AIM OF THE TASK — Quote all lines below exactly. Images stay out.

MATERIAL —
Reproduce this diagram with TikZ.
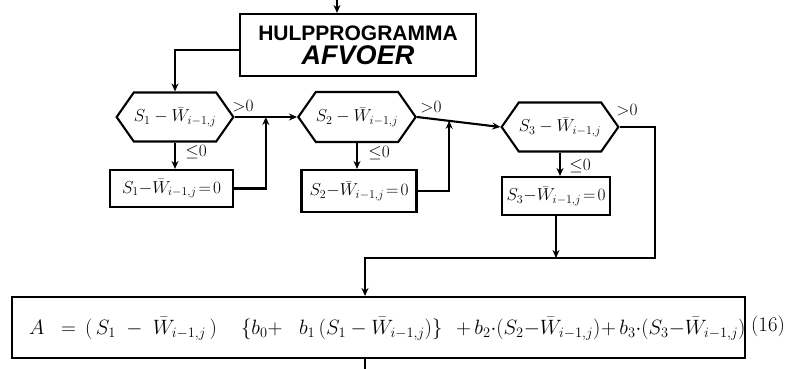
\documentclass[tikz,border=0pt]{standalone}
\usepackage{amssymb}
\usepackage{fontspec}
\newfontfamily\handsans{Liberation Sans}
\usetikzlibrary{arrows.meta,calc,shapes.symbols}
\begin{document}
\begin{tikzpicture}[x=1pt,y=-1pt, line width=2.1pt,
  arr/.style={-{Stealth[length=8pt,width=7pt]}},
  boxnode/.style={draw, rectangle, inner sep=0pt, font=\LARGE},
  hexnode/.style={draw, signal, signal to=east and west, signal from=nowhere,
     signal pointer angle=110, inner xsep=0pt, inner ysep=0pt, font=\LARGE},
  lbl/.style={font=\LARGE, inner sep=1pt},
  ftxt/.style={font=\fontsize{20}{24}\selectfont, inner sep=0pt, anchor=base west}]
\useasboundingbox (0,0) rectangle (792,369);
% top box
\node[boxnode, minimum width=236, minimum height=62, align=center] (top) at (358,45)
  {{\fontsize{21}{22}\handsans\bfseries HULPPROGRAMMA}\\[2pt]
   {\fontsize{27}{28}\handsans\bfseries\itshape AFVOER}};
\coordinate (in) at (337,0);
\draw[arr] (in) -- (in |- top.north);
% hexagons
\node[hexnode, minimum width=108, minimum height=49] (h1) at (175,117) {$S_1-\bar W_{i-1,j}$};
\node[hexnode, minimum width=117, minimum height=50] (h2) at (357,117) {$S_2-\bar W_{i-1,j}$};
\node[hexnode, minimum width=106, minimum height=49] (h3) at (560,127) {$S_3-\bar W_{i-1,j}$};
% boxes
\node[boxnode, minimum width=123, minimum height=37] (b1) at (171.5,188.5) {$S_1{-}\bar W_{i-1,j}\mkern2mu{=}\mkern2mu0$};
\node[boxnode, minimum width=115, minimum height=42] (b2) at (359,191) {$S_2{-}\bar W_{i-1,j}\mkern2mu{=}\mkern2mu0$};
\node[boxnode, minimum width=108, minimum height=38] (b3) at (556,196) {$S_3{-}\bar W_{i-1,j}\mkern2mu{=}\mkern2mu0$};
% formula box
\node[draw, minimum width=733, minimum height=61, inner sep=0pt] (F) at (378.5,327.5) {};
\node[ftxt] (f1) at (28,334) {$A$};
\node[ftxt] (f2) at (60,334) {$=$};
\node[ftxt] (f3) at (84,334) {$(\,S_1\;-\;\bar W_{i-1,j}\,)$};
\node[ftxt] (f4) at (240,334) {$\{b_0+$};
\node[ftxt] (f5) at (298,334) {$b_1\,(S_1-\bar W_{i-1,j})\}$};
\node[ftxt] (f6) at (455,334) {$+\,b_2{\cdot}(S_2{-}\bar W_{i-1,j})$};
\node[ftxt] (f7) at (600,334) {$+\,b_3{\cdot}(S_3{-}\bar W_{i-1,j})$};
\node[font=\huge, inner sep=0pt] (eqno) at (768,326) {(16)};
% connectors
\draw[arr] ($(top.west)+(0,5)$) -| (h1.north);
\draw[arr] (h1.east) -- (h2.west);
\draw[arr] (h2.east) -- (h3.west);
\coordinate (j1) at ($(h1.east)!0.5!(h2.west)$);
\coordinate (j2) at ($(h2.east)!0.386!(h3.west)$);
\draw[arr] (b1.east) -| (j1);
\draw[arr] (b2.east) -| (j2);
\draw[arr] (h1.south) -- (h1.south |- b1.north);
\draw[arr] (h2.south) -- (h2.south |- b2.north);
\draw[arr] (h3.south) -- (h3.south |- b3.north);
\coordinate (c1) at (655,258);
\coordinate (c2) at (365,258);
\draw[arr] (h3.east) -| (c1) -- (c2) -- (c2 |- F.north);
\draw[arr] (b3.south) -- (b3.south |- c1);
\coordinate (out) at (365,369);
\draw (c2 |- F.south) -- (out);
% labels
\node[lbl] (g1) at (243,106) {${>}0$};
\node[lbl] (g2) at (431,107) {${>}0$};
\node[lbl] (g3) at (627,110) {${>}0$};
\node[lbl] (l1) at (196,152) {${\leq}0$};
\node[lbl] (l2) at (379,153) {${\leq}0$};
\node[lbl] (l3) at (580,166) {${\leq}0$};
\end{tikzpicture}
\end{document}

SOLUTION —
Reproduce this diagram with TikZ.
\documentclass[tikz,border=0pt]{standalone}
\usepackage{amssymb}
\usepackage{fontspec}
\newfontfamily\handsans{Liberation Sans}
\usetikzlibrary{arrows.meta,calc,shapes.symbols}
\begin{document}
\begin{tikzpicture}[x=1pt,y=-1pt, line width=2.1pt,
  arr/.style={-{Stealth[length=8pt,width=7pt]}},
  boxnode/.style={draw, rectangle, inner sep=0pt, font=\LARGE},
  hexnode/.style={draw, signal, signal to=east and west, signal from=nowhere,
     signal pointer angle=110, inner xsep=0pt, inner ysep=0pt, font=\LARGE},
  lbl/.style={font=\LARGE, inner sep=1pt},
  ftxt/.style={font=\fontsize{20}{24}\selectfont, inner sep=0pt, anchor=base west}]
\useasboundingbox (0,0) rectangle (792,369);
% top box
\node[boxnode, minimum width=236, minimum height=62, align=center] (top) at (358,45)
  {{\fontsize{21}{22}\handsans\bfseries HULPPROGRAMMA}\\[2pt]
   {\fontsize{27}{28}\handsans\bfseries\itshape AFVOER}};
\coordinate (in) at (337,0);
\draw[arr] (in) -- (in |- top.north);
% hexagons
\node[hexnode, minimum width=108, minimum height=49] (h1) at (175,117) {$S_1-\bar W_{i-1,j}$};
\node[hexnode, minimum width=117, minimum height=50] (h2) at (357,117) {$S_2-\bar W_{i-1,j}$};
\node[hexnode, minimum width=106, minimum height=49] (h3) at (560,127) {$S_3-\bar W_{i-1,j}$};
% boxes
\node[boxnode, minimum width=123, minimum height=37] (b1) at (171.5,188.5) {$S_1{-}\bar W_{i-1,j}\mkern2mu{=}\mkern2mu0$};
\node[boxnode, minimum width=115, minimum height=42] (b2) at (359,191) {$S_2{-}\bar W_{i-1,j}\mkern2mu{=}\mkern2mu0$};
\node[boxnode, minimum width=108, minimum height=38] (b3) at (556,196) {$S_3{-}\bar W_{i-1,j}\mkern2mu{=}\mkern2mu0$};
% formula box
\node[draw, minimum width=733, minimum height=61, inner sep=0pt] (F) at (378.5,327.5) {};
\node[ftxt] (f1) at (28,334) {$A$};
\node[ftxt] (f2) at (60,334) {$=$};
\node[ftxt] (f3) at (84,334) {$(\,S_1\;-\;\bar W_{i-1,j}\,)$};
\node[ftxt] (f4) at (240,334) {$\{b_0+$};
\node[ftxt] (f5) at (298,334) {$b_1\,(S_1-\bar W_{i-1,j})\}$};
\node[ftxt] (f6) at (455,334) {$+\,b_2{\cdot}(S_2{-}\bar W_{i-1,j})$};
\node[ftxt] (f7) at (600,334) {$+\,b_3{\cdot}(S_3{-}\bar W_{i-1,j})$};
\node[font=\huge, inner sep=0pt] (eqno) at (768,326) {(16)};
% connectors
\draw[arr] ($(top.west)+(0,5)$) -| (h1.north);
\draw[arr] (h1.east) -- (h2.west);
\draw[arr] (h2.east) -- (h3.west);
\coordinate (j1) at ($(h1.east)!0.5!(h2.west)$);
\coordinate (j2) at ($(h2.east)!0.386!(h3.west)$);
\draw[arr] (b1.east) -| (j1);
\draw[arr] (b2.east) -| (j2);
\draw[arr] (h1.south) -- (h1.south |- b1.north);
\draw[arr] (h2.south) -- (h2.south |- b2.north);
\draw[arr] (h3.south) -- (h3.south |- b3.north);
\coordinate (c1) at (655,258);
\coordinate (c2) at (365,258);
\draw[arr] (h3.east) -| (c1) -- (c2) -- (c2 |- F.north);
\draw[arr] (b3.south) -- (b3.south |- c1);
\coordinate (out) at (365,369);
\draw (c2 |- F.south) -- (out);
% labels
\node[lbl] (g1) at (243,106) {${>}0$};
\node[lbl] (g2) at (431,107) {${>}0$};
\node[lbl] (g3) at (627,110) {${>}0$};
\node[lbl] (l1) at (196,152) {${\leq}0$};
\node[lbl] (l2) at (379,153) {${\leq}0$};
\node[lbl] (l3) at (580,166) {${\leq}0$};
\end{tikzpicture}
\end{document}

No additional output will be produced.